Editorial response to sexual harassment in Hollywood
The 2011 film Midnight in Paris won the Academy Award for Best Original Screenplay and gained nominations in three other categories. Its stunning visuals, as well as its take on nostalgia and modernism in 1920s Paris was praised by critics and deemed Woody Allen’s best piece of work since Bullets Over Broadway. Film critic Roger Ebert wrote, “ I consider him a treasure of the cinema. Some people take him for granted, although Midnight in Paris reportedly charmed even the jaded veterans of the Cannes press screenings. ”
In that sense, these critics were right - it was beautiful without being too prideful, managing to highlight the marvels of the city while still acknowledging the flaws. But, unfortunate as it is, there was a colossal stain marring the movie that goes by the name of Woody Allen.
In the first of many faults, Allen started a relationship with the daughter of his long-term partner when she was just twenty-one, and he was fifty-six. This in itself is morally questionable, but Allen increased the concern when he described the relationship as working because “I was paternal. She responded to someone who was paternal.” This man believed that a relationship which was romantic in nature worked because of a father-daughter dynamic. Compounded by the fact that Allen’s daughter Dylan accused him of sexually abusing her, it is truly hard to understand why anyone in Hollywood would work with a man who has presented this startling pattern of sexual misbehaviors.
And yet this is all too common in Hollywood. The list seems endless: Casey Affleck, Bill Cosby, Mike Tyson, Marlon Brando - celebrities who continued their careers after the scandal passed. Harvey Weinstein may now be considered an outcast after the truth came to light, but A-listers such as Jane Fonda and Quentin Tarantino have both conceded that they knew of these atrocities years before they went public - nevertheless, they said nothing. Bill Cosby, who has been accused of sexual assault by upwards of fifty women, and Roman Polanski, who is wanted in the United States for the rape of a minor, are still members of the Academy of Motion Picture Arts and Sciences.

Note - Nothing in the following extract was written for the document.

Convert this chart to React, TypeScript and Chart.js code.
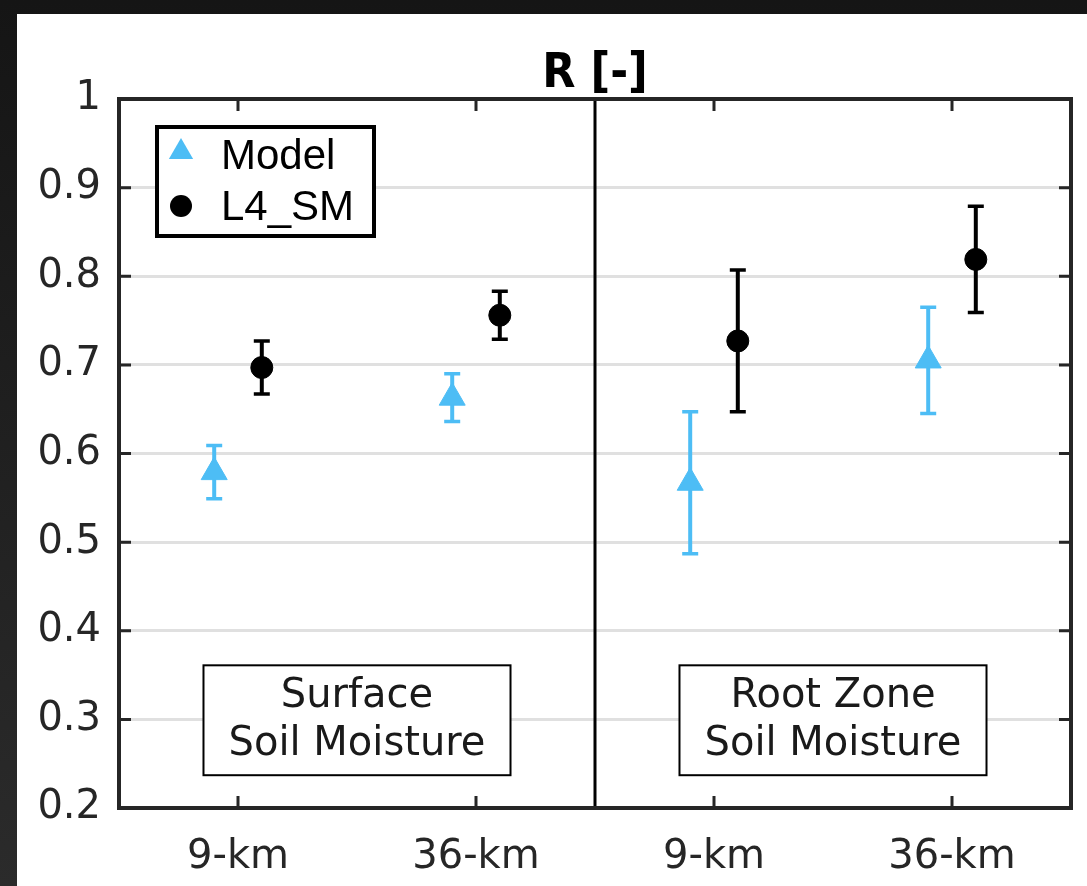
import React, { useEffect, useRef } from 'react';
import { Chart, registerables } from 'chart.js';

Chart.register(...registerables);

// ---- data ----
const categories = ['9-km', '36-km', '9-km', '36-km'];
const categoryPositions = [1, 3, 5, 7];
const modelR = [0.579, 0.663, 0.567, 0.705];
const modelErr = [0.03, 0.027, 0.08, 0.06];
const l4smR = [0.697, 0.756, 0.727, 0.819];
const l4smErr = [0.03, 0.027, 0.08, 0.06];
const yTickValues = [0.2, 0.3, 0.4, 0.5, 0.6, 0.7, 0.8, 0.9, 1];
const panelLabels = [
  ['Surface', 'Soil Moisture'],
  ['Root Zone', 'Soil Moisture'],
];
const panelCenters = [2, 6];
const seriesNames = ['Model', 'L4_SM'];
const titleText = 'R [-]';

// ---- layout / style constants ----
const W = 1087;
const H = 886;
const X_MIN = 0;
const X_MAX = 8;
const Y_MIN = 0.2;
const Y_MAX = 1;
const GROUP_OFFSET = 0.2;
const DIVIDER_X = 4;
const BOX_HALF_WIDTH = 1.29;
const BOX_Y_TOP = 0.361;
const BOX_Y_BOTTOM = 0.237;
const MODEL_COLOR = '#4dbdf5';
const L4_COLOR = '#000000';
const AXIS_COLOR = '#262626';
const FONT = '"DejaVu Sans", "Open Sans", sans-serif';

const modelPoints = modelR.map((v, i) => ({ x: categoryPositions[i] - GROUP_OFFSET, y: v }));
const l4Points = l4smR.map((v, i) => ({ x: categoryPositions[i] + GROUP_OFFSET, y: v }));

const decorPlugin = {
  id: 'decor',
  beforeDraw(chart: any) {
    const ctx = chart.ctx;
    ctx.save();
    const g = ctx.createLinearGradient(0, 0, 0, H);
    g.addColorStop(0, '#151515');
    g.addColorStop(1, '#2b2b2b');
    ctx.fillStyle = g;
    ctx.fillRect(0, 0, W, H);
    ctx.fillStyle = '#ffffff';
    ctx.fillRect(17, 14, W - 17, H - 14);
    ctx.restore();
  },
  beforeDatasetsDraw(chart: any) {
    const ctx = chart.ctx;
    const xs = chart.scales.x;
    const ys = chart.scales.y;
    const area = chart.chartArea;
    ctx.save();
    // divider
    const dx = xs.getPixelForValue(DIVIDER_X);
    ctx.strokeStyle = '#000';
    ctx.lineWidth = 3;
    ctx.beginPath();
    ctx.moveTo(dx, area.top);
    ctx.lineTo(dx, area.bottom);
    ctx.stroke();
    // annotation boxes
    panelLabels.forEach((lines, i) => {
      const x0 = xs.getPixelForValue(panelCenters[i] - BOX_HALF_WIDTH);
      const x1 = xs.getPixelForValue(panelCenters[i] + BOX_HALF_WIDTH);
      const y0 = ys.getPixelForValue(BOX_Y_TOP);
      const y1 = ys.getPixelForValue(BOX_Y_BOTTOM);
      ctx.fillStyle = '#fff';
      ctx.fillRect(x0, y0, x1 - x0, y1 - y0);
      ctx.strokeStyle = '#000';
      ctx.lineWidth = 2;
      ctx.strokeRect(x0, y0, x1 - x0, y1 - y0);
      ctx.fillStyle = '#1a1a1a';
      ctx.font = `40px ${FONT}`;
      ctx.textAlign = 'center';
      ctx.textBaseline = 'middle';
      const cx = (x0 + x1) / 2;
      const cy = (y0 + y1) / 2;
      ctx.fillText(lines[0], cx, cy - 24);
      ctx.fillText(lines[1], cx, cy + 24);
    });
    // error bars
    const drawErr = (pts: { x: number; y: number }[], errs: number[], color: string) => {
      ctx.strokeStyle = color;
      ctx.lineWidth = 4;
      pts.forEach((p, i) => {
        const px = xs.getPixelForValue(p.x);
        const yt = ys.getPixelForValue(p.y + errs[i]);
        const yb = ys.getPixelForValue(p.y - errs[i]);
        ctx.beginPath();
        ctx.moveTo(px, yt);
        ctx.lineTo(px, yb);
        ctx.stroke();
        ctx.lineWidth = 3.5;
        ctx.beginPath();
        ctx.moveTo(px - 8, yt);
        ctx.lineTo(px + 8, yt);
        ctx.moveTo(px - 8, yb);
        ctx.lineTo(px + 8, yb);
        ctx.stroke();
        ctx.lineWidth = 4;
      });
    };
    drawErr(modelPoints, modelErr, MODEL_COLOR);
    drawErr(l4Points, l4smErr, L4_COLOR);
    ctx.restore();
  },
  afterDraw(chart: any) {
    const ctx = chart.ctx;
    const xs = chart.scales.x;
    const ys = chart.scales.y;
    const a = chart.chartArea;
    ctx.save();
    // ticks inward
    ctx.strokeStyle = AXIS_COLOR;
    ctx.lineWidth = 3;
    ctx.beginPath();
    yTickValues.forEach((v) => {
      const py = ys.getPixelForValue(v);
      ctx.moveTo(a.left, py);
      ctx.lineTo(a.left + 12, py);
      ctx.moveTo(a.right, py);
      ctx.lineTo(a.right - 12, py);
    });
    categoryPositions.forEach((v) => {
      const px = xs.getPixelForValue(v);
      ctx.moveTo(px, a.bottom);
      ctx.lineTo(px, a.bottom - 12);
      ctx.moveTo(px, a.top);
      ctx.lineTo(px, a.top + 12);
    });
    ctx.stroke();
    // frame
    ctx.lineWidth = 4;
    ctx.strokeRect(a.left, a.top, a.right - a.left, a.bottom - a.top);
    // title
    ctx.fillStyle = '#000';
    try {
      (ctx as any).fontStretch = 'condensed';
    } catch (e) {
      /* ignore */
    }
    ctx.font = `bold 48px "DejaVu Sans Condensed", "Liberation Sans Narrow", "DejaVu Sans", sans-serif`;
    ctx.textAlign = 'center';
    ctx.textBaseline = 'alphabetic';
    ctx.fillText(titleText, (a.left + a.right) / 2, 87);
    try {
      (ctx as any).fontStretch = 'normal';
    } catch (e) {
      /* ignore */
    }
    // legend
    const lx = 157, ly = 127, lw = 217, lh = 109;
    ctx.fillStyle = '#fff';
    ctx.fillRect(lx, ly, lw, lh);
    ctx.strokeStyle = '#000';
    ctx.lineWidth = 4;
    ctx.strokeRect(lx, ly, lw, lh);
    // triangle symbol
    ctx.fillStyle = MODEL_COLOR;
    ctx.beginPath();
    const tx = 181, ty = 152, r = 14;
    ctx.moveTo(tx, ty - r);
    ctx.lineTo(tx + r * 0.866, ty + r * 0.5);
    ctx.lineTo(tx - r * 0.866, ty + r * 0.5);
    ctx.closePath();
    ctx.fill();
    // circle symbol
    ctx.fillStyle = L4_COLOR;
    ctx.beginPath();
    ctx.arc(181, 206, 11, 0, Math.PI * 2);
    ctx.fill();
    ctx.fillStyle = '#000';
    ctx.font = `42px "Liberation Sans", Arial, sans-serif`;
    ctx.textAlign = 'left';
    ctx.textBaseline = 'middle';
    ctx.fillText(seriesNames[0], 221, 157);
    ctx.fillText(seriesNames[1], 221, 208);
    ctx.restore();
  },
};

export default function App() {
  const ref = useRef<HTMLCanvasElement | null>(null);
  useEffect(() => {
    if (!ref.current) return;
    const chart = new Chart(ref.current, {
      type: 'scatter',
      data: {
        datasets: [
          {
            label: seriesNames[0],
            data: modelPoints,
            pointStyle: 'triangle',
            pointRadius: 15,
            pointBackgroundColor: MODEL_COLOR,
            pointBorderColor: MODEL_COLOR,
            pointBorderWidth: 1,
          },
          {
            label: seriesNames[1],
            data: l4Points,
            pointStyle: 'circle',
            pointRadius: 11,
            pointBackgroundColor: L4_COLOR,
            pointBorderColor: L4_COLOR,
            pointBorderWidth: 1,
          },
        ],
      },
      options: {
        responsive: false,
        animation: false,
        devicePixelRatio: 1,
        layout: { padding: { top: 99, right: 16, left: 0, bottom: 0 } },
        plugins: {
          legend: { display: false },
          tooltip: { enabled: false },
        },
        scales: {
          x: {
            type: 'linear',
            min: X_MIN,
            max: X_MAX,
            afterBuildTicks: (s: any) => {
              s.ticks = categoryPositions.map((v) => ({ value: v }));
            },
            afterFit: (s: any) => {
              s.height = 78;
            },
            ticks: {
              autoSkip: false,
              maxRotation: 0,
              padding: 18,
              color: AXIS_COLOR,
              font: { family: FONT, size: 40 },
              callback: (v: any) => {
                const i = categoryPositions.indexOf(Number(v));
                return i >= 0 ? categories[i] : '';
              },
            },
            grid: { display: false },
            border: { display: false },
          },
          y: {
            min: Y_MIN,
            max: Y_MAX,
            afterBuildTicks: (s: any) => {
              s.ticks = yTickValues.map((v) => ({ value: v }));
            },
            afterFit: (s: any) => {
              s.width = 119;
            },
            ticks: {
              padding: 18,
              color: AXIS_COLOR,
              font: { family: FONT, size: 40 },
              callback: (v: any) => String(Number(Number(v).toFixed(1))),
            },
            grid: {
              drawTicks: false,
              lineWidth: 3,
              color: (c: any) => {
                const v = c.tick ? c.tick.value : 0;
                return v > Y_MIN + 1e-6 && v < Y_MAX - 1e-6 ? '#e0e0e0' : 'rgba(0,0,0,0)';
              },
            },
            border: { display: false },
          },
        },
      },
      plugins: [decorPlugin],
    } as any);
    return () => chart.destroy();
  }, []);
  return (
    <div style={{ position: 'absolute', left: 0, top: 0, width: W, height: H }}>
      <canvas ref={ref} width={W} height={H} style={{ display: 'block' }} />
    </div>
  );
}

It is easier - simpler - to turn a blind eye when these problems arise, to avoid intervening to stay out of trouble. But when this attitude of indifference persists in a place like Hollywood, the only person who benefits is the perpetrator. Again and again, people are needlessly made victims because of a failure of others to speak up. Movies like Midnight in Paris may be beautiful, but they exist at the cost of ignoring blatant wrongdoings. If this pattern of abuse by those with power persists, we invite a culture that will do the same.